■ Given problem:
Word for word, transcribe the lines below and drop the pictures.

────────────────────────────────────────

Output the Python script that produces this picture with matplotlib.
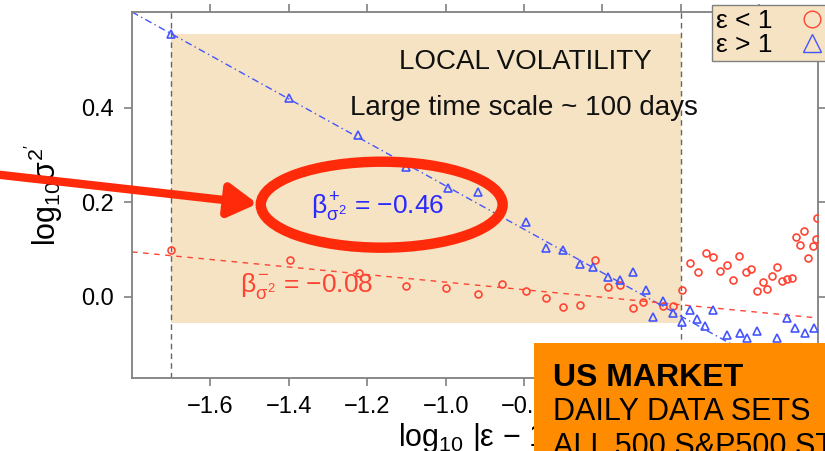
import matplotlib
matplotlib.use("Agg")
import matplotlib.pyplot as plt
from matplotlib.patches import Ellipse, Rectangle
from matplotlib.lines import Line2D

plt.rcParams["font.family"] = ["Liberation Sans", "DejaVu Sans"]
plt.rcParams["mathtext.fontset"] = "custom"
plt.rcParams["mathtext.rm"] = "Liberation Sans"
plt.rcParams["mathtext.it"] = "Liberation Sans"
plt.rcParams["mathtext.bf"] = "Liberation Sans:bold"

# ---------------------------------------------------------------------------
# Data
# ---------------------------------------------------------------------------
# eps < 1 (red circles)
below_x = [-1.70, -1.397, -1.222, -1.10, -1.00, -0.918, -0.855, -0.796, -0.743,
           -0.70, -0.656, -0.618, -0.585, -0.554, -0.521, -0.496, -0.445, -0.419,
           -0.396, -0.376, -0.355, -0.335, -0.317, -0.30, -0.282, -0.266, -0.251,
           -0.233, -0.22, -0.205, -0.19, -0.18, -0.167, -0.154, -0.141, -0.129,
           -0.116, -0.106, -0.085, -0.096, -0.075, -0.062, -0.055, -0.052]
below_y = [0.100, 0.078, 0.051, 0.023, 0.019, 0.006, 0.028, 0.013, -0.002,
           -0.021, -0.017, 0.078, 0.021, 0.025, -0.023, -0.011, -0.019, -0.019,
           0.015, 0.072, 0.053, 0.093, 0.085, 0.055, 0.068, 0.036, 0.087,
           0.053, 0.059, 0.013, 0.032, 0.017, 0.044, 0.064, 0.034, 0.038,
           0.040, 0.127, 0.140, 0.110, 0.083, 0.108, 0.123, 0.167]

# eps > 1 (blue triangles)
above_x = [-1.70, -1.40, -1.224, -1.10, -0.995, -0.918, -0.796, -0.745, -0.70,
           -0.656, -0.625, -0.585, -0.554, -0.521, -0.49, -0.445, -0.47, -0.419,
           -0.396, -0.376, -0.358, -0.337, -0.317, -0.282, -0.25, -0.232, -0.205,
           -0.154, -0.129, -0.108, -0.084, -0.059, -0.30, -0.26, -0.20, -0.10]
above_y = [0.557, 0.420, 0.343, 0.275, 0.231, 0.222, 0.159, 0.104, 0.100,
           0.070, 0.062, 0.042, 0.036, 0.053, 0.015, -0.010, -0.042, -0.034,
           -0.053, -0.028, -0.047, -0.062, -0.029, -0.080, -0.076, -0.087, -0.072,
           -0.087, -0.045, -0.066, -0.077, -0.066, -0.115, -0.120, -0.125, -0.120]

# fitted slopes and intercepts
beta_plus, icpt_plus = -0.46, -0.225
beta_minus, icpt_minus = -0.08, -0.049

x_ticks = [-1.6, -1.4, -1.2, -1.0, -0.8, -0.6, -0.4, -0.2]
x_tick_labels = ["\u22121.6", "\u22121.4", "\u22121.2", "\u22121.0", "\u22120.8",
                 "\u22120.6", "\u22120.4", "\u22120.2"]
y_ticks = [0.0, 0.2, 0.4]
y_tick_labels = ["0.0", "0.2", "0.4"]

window = (-1.7, -0.4)            # local-volatility fit window
window_y = (-0.055, 0.557)

RED = "#ff4433"
BLUE = "#4455ff"
WHEAT = "#f6e3c3"
GREY = "#808080"

# ---------------------------------------------------------------------------
# Figure
# ---------------------------------------------------------------------------
fig = plt.figure(figsize=(8.25, 4.51), dpi=100)
ax = fig.add_axes([132 / 825, 1 - 378 / 451, 686 / 825, 366 / 451])
ax.set_xlim(-1.8, -0.05)
ax.set_ylim(-0.172, 0.603)

ax.add_patch(Rectangle((window[0], window_y[0]), window[1] - window[0],
                       window_y[1] - window_y[0], facecolor=WHEAT,
                       edgecolor="none", zorder=0))
for xv in window:
    ax.axvline(xv, color="#666666", ls=(0, (4, 3)), lw=1.0, zorder=1)

ax.axline((0, icpt_plus), slope=beta_plus, color=BLUE, lw=1.0,
          ls=(0, (5, 2.5, 1, 2.5)), zorder=2)
ax.axline((0, icpt_minus), slope=beta_minus, color=RED, lw=1.0,
          ls=(0, (4, 4)), zorder=2)

ax.plot(below_x, below_y, ls="none", marker="o", ms=5, mfc="none",
        mec=RED, mew=1.2, zorder=3)
ax.plot(above_x, above_y, ls="none", marker="^", ms=5.5, mfc="none",
        mec=BLUE, mew=1.2, zorder=3)

ax.set_xticks(x_ticks)
ax.set_xticklabels(x_tick_labels)
ax.set_yticks(y_ticks)
ax.set_yticklabels(y_tick_labels)
ax.tick_params(direction="out", length=6, width=1.2, color=GREY,
               labelsize=17, top=True, right=True, pad=7)
for sp in ax.spines.values():
    sp.set_color(GREY)
    sp.set_linewidth(1.3)

ax.set_xlabel(r"log$_{10}$ |ε − 1|", fontsize=22, labelpad=2)
ax.set_ylabel(r"log$_{10}\sigma^{2'}$", fontsize=22, labelpad=12)

ax.text(-0.796, 0.497, "LOCAL VOLATILITY", fontsize=20, ha="center",
        va="center", color="#111111", zorder=4)
ax.text(-0.80, 0.400, "Large time scale ~ 100 days", fontsize=20,
        ha="center", va="center", color="#111111", zorder=4)
ax.text(-1.173, 0.19, r"$\beta^{+}_{\sigma^2}$ = −0.46", fontsize=19,
        ha="center", va="center", color="#2a2aff", zorder=4)
ax.text(-1.354, 0.022, r"$\beta^{-}_{\sigma^2}$ = −0.08", fontsize=19,
        ha="center", va="center", color=RED, zorder=4)

ax.add_patch(Ellipse((-1.163, 0.195), 0.617, 0.182, facecolor="none",
                     edgecolor="#ff2a0a", lw=7.5, zorder=5, clip_on=False))
ax.annotate("", xy=(-1.48, 0.197), xycoords="data",
            xytext=(-0.02, 1 - 173 / 451), textcoords="figure fraction",
            arrowprops=dict(arrowstyle="-|>,head_length=1.7,head_width=1.0",
                            color="#ff2a0a", lw=6, shrinkA=0, shrinkB=0),
            annotation_clip=False, zorder=5)

handles = [Line2D([], [], ls="none", marker="o", ms=12, mfc="none", mec=RED, mew=1),
           Line2D([], [], ls="none", marker="^", ms=13, mfc="none", mec=BLUE, mew=1)]
leg = ax.legend(handles, ["ε < 1", "ε > 1"], loc="upper left",
                bbox_to_anchor=(712 / 825, 1 - 5 / 451),
                bbox_transform=fig.transFigure, markerfirst=False,
                fancybox=False, framealpha=1, facecolor=WHEAT,
                edgecolor=GREY, fontsize=19, handlelength=1.2,
                handletextpad=0.9, borderpad=0.15, labelspacing=0.0,
                borderaxespad=0)
leg.set_zorder(6)

# orange banner overlapping the bottom-right corner
fig.add_artist(Rectangle((534 / 825, 0), 1 - 534 / 825, 1 - 343 / 451,
                         transform=fig.transFigure, facecolor="#ff8c00",
                         edgecolor="none", zorder=10))
fig.text(553 / 825, 1 - 378 / 451, "US MARKET", fontsize=23,
         fontweight="bold", va="center", ha="left", zorder=11)
fig.text(553 / 825, 1 - 412 / 451, "DAILY DATA SETS", fontsize=22,
         va="center", ha="left", zorder=11)
fig.text(553 / 825, 1 - 447 / 451, "ALL 500 S&P500 STOCKS", fontsize=22,
         va="center", ha="left", zorder=11)

fig.savefig("out.png", dpi=100)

────────────────────────────────────────

■ Finished task:
Output the Python script that produces this picture with matplotlib.
import matplotlib
matplotlib.use("Agg")
import matplotlib.pyplot as plt
from matplotlib.patches import Ellipse, Rectangle
from matplotlib.lines import Line2D

plt.rcParams["font.family"] = ["Liberation Sans", "DejaVu Sans"]
plt.rcParams["mathtext.fontset"] = "custom"
plt.rcParams["mathtext.rm"] = "Liberation Sans"
plt.rcParams["mathtext.it"] = "Liberation Sans"
plt.rcParams["mathtext.bf"] = "Liberation Sans:bold"

# ---------------------------------------------------------------------------
# Data
# ---------------------------------------------------------------------------
# eps < 1 (red circles)
below_x = [-1.70, -1.397, -1.222, -1.10, -1.00, -0.918, -0.855, -0.796, -0.743,
           -0.70, -0.656, -0.618, -0.585, -0.554, -0.521, -0.496, -0.445, -0.419,
           -0.396, -0.376, -0.355, -0.335, -0.317, -0.30, -0.282, -0.266, -0.251,
           -0.233, -0.22, -0.205, -0.19, -0.18, -0.167, -0.154, -0.141, -0.129,
           -0.116, -0.106, -0.085, -0.096, -0.075, -0.062, -0.055, -0.052]
below_y = [0.100, 0.078, 0.051, 0.023, 0.019, 0.006, 0.028, 0.013, -0.002,
           -0.021, -0.017, 0.078, 0.021, 0.025, -0.023, -0.011, -0.019, -0.019,
           0.015, 0.072, 0.053, 0.093, 0.085, 0.055, 0.068, 0.036, 0.087,
           0.053, 0.059, 0.013, 0.032, 0.017, 0.044, 0.064, 0.034, 0.038,
           0.040, 0.127, 0.140, 0.110, 0.083, 0.108, 0.123, 0.167]

# eps > 1 (blue triangles)
above_x = [-1.70, -1.40, -1.224, -1.10, -0.995, -0.918, -0.796, -0.745, -0.70,
           -0.656, -0.625, -0.585, -0.554, -0.521, -0.49, -0.445, -0.47, -0.419,
           -0.396, -0.376, -0.358, -0.337, -0.317, -0.282, -0.25, -0.232, -0.205,
           -0.154, -0.129, -0.108, -0.084, -0.059, -0.30, -0.26, -0.20, -0.10]
above_y = [0.557, 0.420, 0.343, 0.275, 0.231, 0.222, 0.159, 0.104, 0.100,
           0.070, 0.062, 0.042, 0.036, 0.053, 0.015, -0.010, -0.042, -0.034,
           -0.053, -0.028, -0.047, -0.062, -0.029, -0.080, -0.076, -0.087, -0.072,
           -0.087, -0.045, -0.066, -0.077, -0.066, -0.115, -0.120, -0.125, -0.120]

# fitted slopes and intercepts
beta_plus, icpt_plus = -0.46, -0.225
beta_minus, icpt_minus = -0.08, -0.049

x_ticks = [-1.6, -1.4, -1.2, -1.0, -0.8, -0.6, -0.4, -0.2]
x_tick_labels = ["\u22121.6", "\u22121.4", "\u22121.2", "\u22121.0", "\u22120.8",
                 "\u22120.6", "\u22120.4", "\u22120.2"]
y_ticks = [0.0, 0.2, 0.4]
y_tick_labels = ["0.0", "0.2", "0.4"]

window = (-1.7, -0.4)            # local-volatility fit window
window_y = (-0.055, 0.557)

RED = "#ff4433"
BLUE = "#4455ff"
WHEAT = "#f6e3c3"
GREY = "#808080"

# ---------------------------------------------------------------------------
# Figure
# ---------------------------------------------------------------------------
fig = plt.figure(figsize=(8.25, 4.51), dpi=100)
ax = fig.add_axes([132 / 825, 1 - 378 / 451, 686 / 825, 366 / 451])
ax.set_xlim(-1.8, -0.05)
ax.set_ylim(-0.172, 0.603)

ax.add_patch(Rectangle((window[0], window_y[0]), window[1] - window[0],
                       window_y[1] - window_y[0], facecolor=WHEAT,
                       edgecolor="none", zorder=0))
for xv in window:
    ax.axvline(xv, color="#666666", ls=(0, (4, 3)), lw=1.0, zorder=1)

ax.axline((0, icpt_plus), slope=beta_plus, color=BLUE, lw=1.0,
          ls=(0, (5, 2.5, 1, 2.5)), zorder=2)
ax.axline((0, icpt_minus), slope=beta_minus, color=RED, lw=1.0,
          ls=(0, (4, 4)), zorder=2)

ax.plot(below_x, below_y, ls="none", marker="o", ms=5, mfc="none",
        mec=RED, mew=1.2, zorder=3)
ax.plot(above_x, above_y, ls="none", marker="^", ms=5.5, mfc="none",
        mec=BLUE, mew=1.2, zorder=3)

ax.set_xticks(x_ticks)
ax.set_xticklabels(x_tick_labels)
ax.set_yticks(y_ticks)
ax.set_yticklabels(y_tick_labels)
ax.tick_params(direction="out", length=6, width=1.2, color=GREY,
               labelsize=17, top=True, right=True, pad=7)
for sp in ax.spines.values():
    sp.set_color(GREY)
    sp.set_linewidth(1.3)

ax.set_xlabel(r"log$_{10}$ |ε − 1|", fontsize=22, labelpad=2)
ax.set_ylabel(r"log$_{10}\sigma^{2'}$", fontsize=22, labelpad=12)

ax.text(-0.796, 0.497, "LOCAL VOLATILITY", fontsize=20, ha="center",
        va="center", color="#111111", zorder=4)
ax.text(-0.80, 0.400, "Large time scale ~ 100 days", fontsize=20,
        ha="center", va="center", color="#111111", zorder=4)
ax.text(-1.173, 0.19, r"$\beta^{+}_{\sigma^2}$ = −0.46", fontsize=19,
        ha="center", va="center", color="#2a2aff", zorder=4)
ax.text(-1.354, 0.022, r"$\beta^{-}_{\sigma^2}$ = −0.08", fontsize=19,
        ha="center", va="center", color=RED, zorder=4)

ax.add_patch(Ellipse((-1.163, 0.195), 0.617, 0.182, facecolor="none",
                     edgecolor="#ff2a0a", lw=7.5, zorder=5, clip_on=False))
ax.annotate("", xy=(-1.48, 0.197), xycoords="data",
            xytext=(-0.02, 1 - 173 / 451), textcoords="figure fraction",
            arrowprops=dict(arrowstyle="-|>,head_length=1.7,head_width=1.0",
                            color="#ff2a0a", lw=6, shrinkA=0, shrinkB=0),
            annotation_clip=False, zorder=5)

handles = [Line2D([], [], ls="none", marker="o", ms=12, mfc="none", mec=RED, mew=1),
           Line2D([], [], ls="none", marker="^", ms=13, mfc="none", mec=BLUE, mew=1)]
leg = ax.legend(handles, ["ε < 1", "ε > 1"], loc="upper left",
                bbox_to_anchor=(712 / 825, 1 - 5 / 451),
                bbox_transform=fig.transFigure, markerfirst=False,
                fancybox=False, framealpha=1, facecolor=WHEAT,
                edgecolor=GREY, fontsize=19, handlelength=1.2,
                handletextpad=0.9, borderpad=0.15, labelspacing=0.0,
                borderaxespad=0)
leg.set_zorder(6)

# orange banner overlapping the bottom-right corner
fig.add_artist(Rectangle((534 / 825, 0), 1 - 534 / 825, 1 - 343 / 451,
                         transform=fig.transFigure, facecolor="#ff8c00",
                         edgecolor="none", zorder=10))
fig.text(553 / 825, 1 - 378 / 451, "US MARKET", fontsize=23,
         fontweight="bold", va="center", ha="left", zorder=11)
fig.text(553 / 825, 1 - 412 / 451, "DAILY DATA SETS", fontsize=22,
         va="center", ha="left", zorder=11)
fig.text(553 / 825, 1 - 447 / 451, "ALL 500 S&P500 STOCKS", fontsize=22,
         va="center", ha="left", zorder=11)

fig.savefig("out.png", dpi=100)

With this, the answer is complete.